**Written request**
Write every line out verbatim and omit the pictures.

**Available data**
[start]

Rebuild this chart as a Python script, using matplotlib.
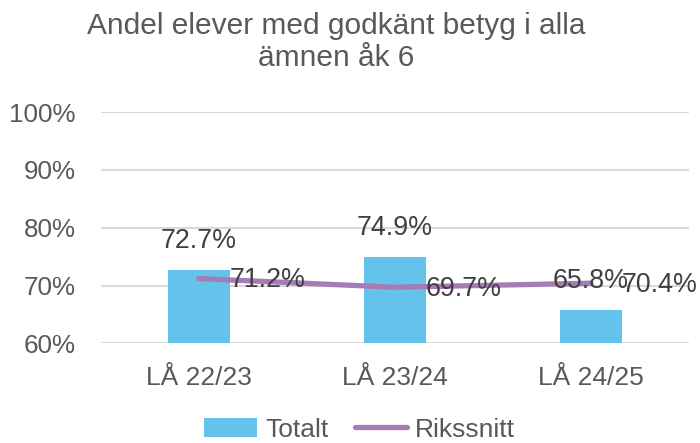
import numpy as np
import matplotlib.pyplot as plt

categories = ['LÅ 22/23', 'LÅ 23/24', 'LÅ 24/25']
totalt = [72.7, 74.9, 65.8]
rikssnitt = [71.2, 69.7, 70.4]
yticks = [60, 70, 80, 90, 100]

BAR_COLOR = '#63C3EA'
LINE_COLOR = '#A77BB6'
TEXT_COLOR = '#595959'
LABEL_COLOR = '#404040'

plt.rcParams['font.family'] = ['Liberation Sans', 'DejaVu Sans']

fig = plt.figure(figsize=(7, 4.43), dpi=100)
ax = fig.add_axes([0.144, 0.225, 0.84, 0.522])

x = np.arange(len(categories))
bars = ax.bar(x, totalt, width=0.316, color=BAR_COLOR, label='Totalt', zorder=2)
line, = ax.plot(x, rikssnitt, color=LINE_COLOR, linewidth=3.8, solid_capstyle='round',
                label='Rikssnitt', zorder=3)

# data labels
for xi, v in zip(x, totalt):
    ax.annotate(f'{v:.1f}%', (xi, v), xytext=(0, 11.5), textcoords='offset points',
                ha='center', va='bottom', fontsize=19.3, color=LABEL_COLOR, zorder=4)
for xi, v in zip(x, rikssnitt):
    ax.annotate(f'{v:.1f}%', (xi, v), xytext=(22, -1), textcoords='offset points',
                ha='left', va='center', fontsize=19.3, color=LABEL_COLOR, zorder=4)

ax.set_xlim(-0.5, len(categories) - 0.5)
ax.set_ylim(60, 100)
ax.set_yticks(yticks)
ax.set_yticklabels([f'{t}%' for t in yticks])
ax.set_xticks(x)
ax.set_xticklabels(categories)
ax.tick_params(axis='y', length=0, pad=18, labelsize=18.7, labelcolor=TEXT_COLOR)
ax.tick_params(axis='x', length=0, pad=16, labelsize=19, labelcolor=TEXT_COLOR)
ax.grid(axis='y', color='#D9D9D9', linewidth=1.5, zorder=0)
ax.set_axisbelow(True)
for s in ax.spines.values():
    s.set_visible(False)

fig.text(0.48, 0.905, 'Andel elever med godkänt betyg i alla\nämnen åk 6', ha='center', va='center',
         fontsize=21.5, color=TEXT_COLOR, linespacing=1.15)

fig.legend([bars, line], ['Totalt', 'Rikssnitt'], loc='center', bbox_to_anchor=(0.514, 0.03),
           ncol=2, frameon=False, fontsize=19, labelcolor=TEXT_COLOR, handlelength=2.0,
           handletextpad=0.3, columnspacing=1.0)

fig.savefig('out.png', dpi=100)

[end]

**Task response**
Rebuild this chart as a Python script, using matplotlib.
import numpy as np
import matplotlib.pyplot as plt

categories = ['LÅ 22/23', 'LÅ 23/24', 'LÅ 24/25']
totalt = [72.7, 74.9, 65.8]
rikssnitt = [71.2, 69.7, 70.4]
yticks = [60, 70, 80, 90, 100]

BAR_COLOR = '#63C3EA'
LINE_COLOR = '#A77BB6'
TEXT_COLOR = '#595959'
LABEL_COLOR = '#404040'

plt.rcParams['font.family'] = ['Liberation Sans', 'DejaVu Sans']

fig = plt.figure(figsize=(7, 4.43), dpi=100)
ax = fig.add_axes([0.144, 0.225, 0.84, 0.522])

x = np.arange(len(categories))
bars = ax.bar(x, totalt, width=0.316, color=BAR_COLOR, label='Totalt', zorder=2)
line, = ax.plot(x, rikssnitt, color=LINE_COLOR, linewidth=3.8, solid_capstyle='round',
                label='Rikssnitt', zorder=3)

# data labels
for xi, v in zip(x, totalt):
    ax.annotate(f'{v:.1f}%', (xi, v), xytext=(0, 11.5), textcoords='offset points',
                ha='center', va='bottom', fontsize=19.3, color=LABEL_COLOR, zorder=4)
for xi, v in zip(x, rikssnitt):
    ax.annotate(f'{v:.1f}%', (xi, v), xytext=(22, -1), textcoords='offset points',
                ha='left', va='center', fontsize=19.3, color=LABEL_COLOR, zorder=4)

ax.set_xlim(-0.5, len(categories) - 0.5)
ax.set_ylim(60, 100)
ax.set_yticks(yticks)
ax.set_yticklabels([f'{t}%' for t in yticks])
ax.set_xticks(x)
ax.set_xticklabels(categories)
ax.tick_params(axis='y', length=0, pad=18, labelsize=18.7, labelcolor=TEXT_COLOR)
ax.tick_params(axis='x', length=0, pad=16, labelsize=19, labelcolor=TEXT_COLOR)
ax.grid(axis='y', color='#D9D9D9', linewidth=1.5, zorder=0)
ax.set_axisbelow(True)
for s in ax.spines.values():
    s.set_visible(False)

fig.text(0.48, 0.905, 'Andel elever med godkänt betyg i alla\nämnen åk 6', ha='center', va='center',
         fontsize=21.5, color=TEXT_COLOR, linespacing=1.15)

fig.legend([bars, line], ['Totalt', 'Rikssnitt'], loc='center', bbox_to_anchor=(0.514, 0.03),
           ncol=2, frameon=False, fontsize=19, labelcolor=TEXT_COLOR, handlelength=2.0,
           handletextpad=0.3, columnspacing=1.0)

fig.savefig('out.png', dpi=100)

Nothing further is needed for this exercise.